Most of the young people in our study thought 12-13 was the best age to talk about dating and relationships, sexual orientation, sexual assault, birth control, STDs, and when it’s okay to have sex. While it might seem early, there is a good chance they are hearing about these things elsewhere.
How should parents talk to teenagers?
Share your values about when it’s okay to have sex. Talk about options for preventing pregnancy and STDs. Talk about how to talk to boyfriends/girlfriends about when to have sex, protection, consent, etc. Try to use inclusive language that doesn’t assume your child will only have opposite-sex encounters.
What do you think is the biggest mistake most parents make when discussing sex?
The biggest mistake is assuming your kid does not want to hear what you have to say. They are learning about sex from friends and media very early in life. If they don’t hear from you, they’re going to rely more on those other sources. So it is okay to make mistakes and to not know what to say, but the best thing is just to talk.

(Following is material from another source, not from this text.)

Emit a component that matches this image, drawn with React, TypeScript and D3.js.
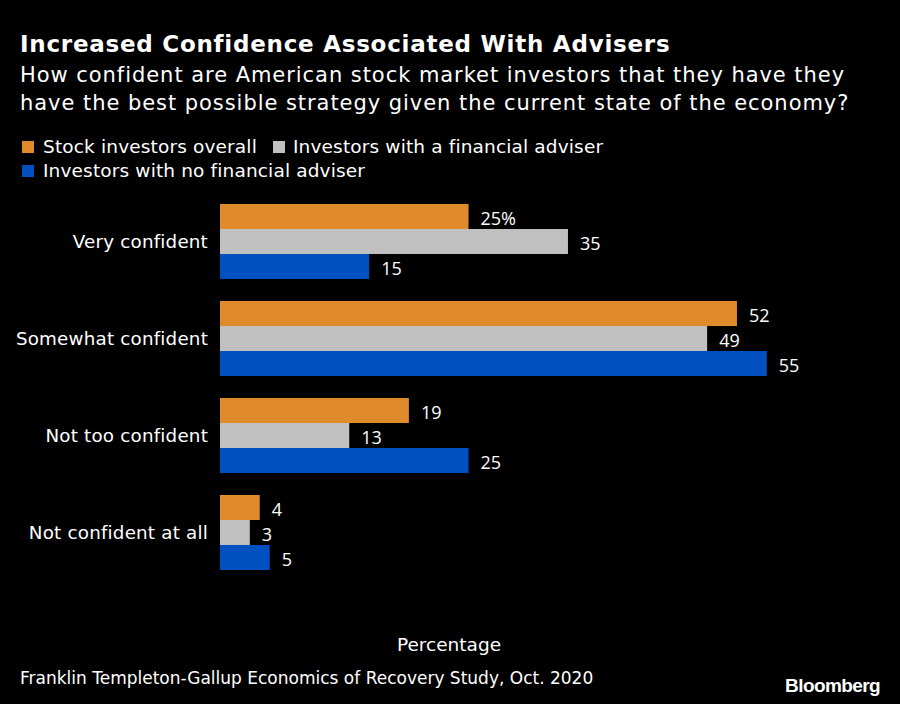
import React from "react";
import * as d3 from "d3";

const categories = ["Very confident", "Somewhat confident", "Not too confident", "Not confident at all"];
const seriesNames = ["Stock investors overall", "Investors with a financial adviser", "Investors with no financial adviser"];
const overall = [25, 52, 19, 4];
const withAdviser = [35, 49, 13, 3];
const noAdviser = [15, 55, 25, 5];
const seriesColors = ["#DF8B2B", "#C0C0C0", "#0050C2"];

const W = 900;
const H = 704;
const FONT = "'DejaVu Sans', sans-serif";
const NUMFONT = "'Open Sans', 'Noto Sans', sans-serif";

export default function App() {
  const values = [overall, withAdviser, noAdviser];
  const x = d3.scaleLinear().domain([0, 60]).range([220, 816.5]);
  const y = d3
    .scaleBand<string>()
    .domain(categories)
    .range([204, 204 + 4 * 97 - 22])
    .paddingInner(22 / 97)
    .paddingOuter(0);
  const inner = d3.scaleBand<number>().domain([0, 1, 2]).range([0, y.bandwidth()]).padding(0);

  return (
    <svg width={W} height={H} style={{ display: "block", position: "absolute", left: 0, top: 0 }} fontFamily={FONT}>
      <rect x={0} y={0} width={W} height={H} fill="#000" />
      <text x={20} y={52} fill="#fff" fontSize={23} fontWeight={700} letterSpacing={0.75}>
        Increased Confidence Associated With Advisers
      </text>
      <text fill="#fff" fontSize={21} letterSpacing={0.95}>
        <tspan x={20} y={82}>How confident are American stock market investors that they have they</tspan>
        <tspan x={20} y={110}>have the best possible strategy given the current state of the economy?</tspan>
      </text>
      {/* legend */}
      {[
        { i: 0, sx: 22, tx: 43, y: 153 },
        { i: 1, sx: 273, tx: 293, y: 153 },
        { i: 2, sx: 22, tx: 43, y: 177 },
      ].map((l) => (
        <g key={l.i}>
          <rect x={l.sx} y={l.y - 12} width={12} height={12} fill={seriesColors[l.i]} />
          <text x={l.tx} y={l.y} fill="#fff" fontSize={18.5} letterSpacing={0.15}>
            {seriesNames[l.i]}
          </text>
        </g>
      ))}
      {categories.map((c, ci) => (
        <g key={c}>
          <text
            x={208}
            y={(y(c) as number) + y.bandwidth() / 2}
            fill="#fff"
            fontSize={18.3}
            letterSpacing={0.2}
            textAnchor="end"
            dominantBaseline="central"
          >
            {c}
          </text>
          {values.map((vals, si) => {
            const by = (y(c) as number) + (inner(si) as number);
            const v = vals[ci];
            return (
              <g key={si}>
                <rect x={x(0)} y={by} width={x(v) - x(0)} height={inner.bandwidth()} fill={seriesColors[si]} />
                <text
                  x={x(v) + 12}
                  y={by + inner.bandwidth() / 2 + 1}
                  fill="#fff"
                  fontSize={18}
                  fontFamily={NUMFONT}
                  dominantBaseline="central"
                >
                  {ci === 0 && si === 0 ? `${v}%` : v}
                </text>
              </g>
            );
          })}
        </g>
      ))}
      <text x={449} y={651} fill="#fff" fontSize={18.5} textAnchor="middle">
        Percentage
      </text>
      <text x={20} y={684} fill="#fff" fontSize={17}>
        Franklin Templeton-Gallup Economics of Recovery Study, Oct. 2020
      </text>
      <text x={880} y={692} fill="#fff" fontSize={19} fontWeight={700} textAnchor="end" fontFamily="'Liberation Sans', Arial, sans-serif" letterSpacing={-0.6}>
        Bloomberg
      </text>
    </svg>
  );
}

How do you think schools are doing at tackling the subject of sexual communication? Do you feel that anything should be improved?
In Virginia, schools are required to teach sex education, including contraception, emphasizing abstinence and marriage, and the effects of STDs. They are not required to teach students about sexual communication. Communication skills are crucial to many aspects of life, especially sexuality. For example, knowing how to be assertive, or how to understand consent are crucial communication skills that many students will not learn in school-based sex education. It’s important for parents to help kids develop these communication skills.
Do you have any favorite tools or resources for parents to use to teach their children about sex?
SIECUS (the Sexuality Information and Education Council of the United States) has some fantastic resources (in Spanish and English) on how to talk to kids about specific topics like sexual orientation, body image, abstinence, etc. Advocates for Youth is another website with excellent resources for parents.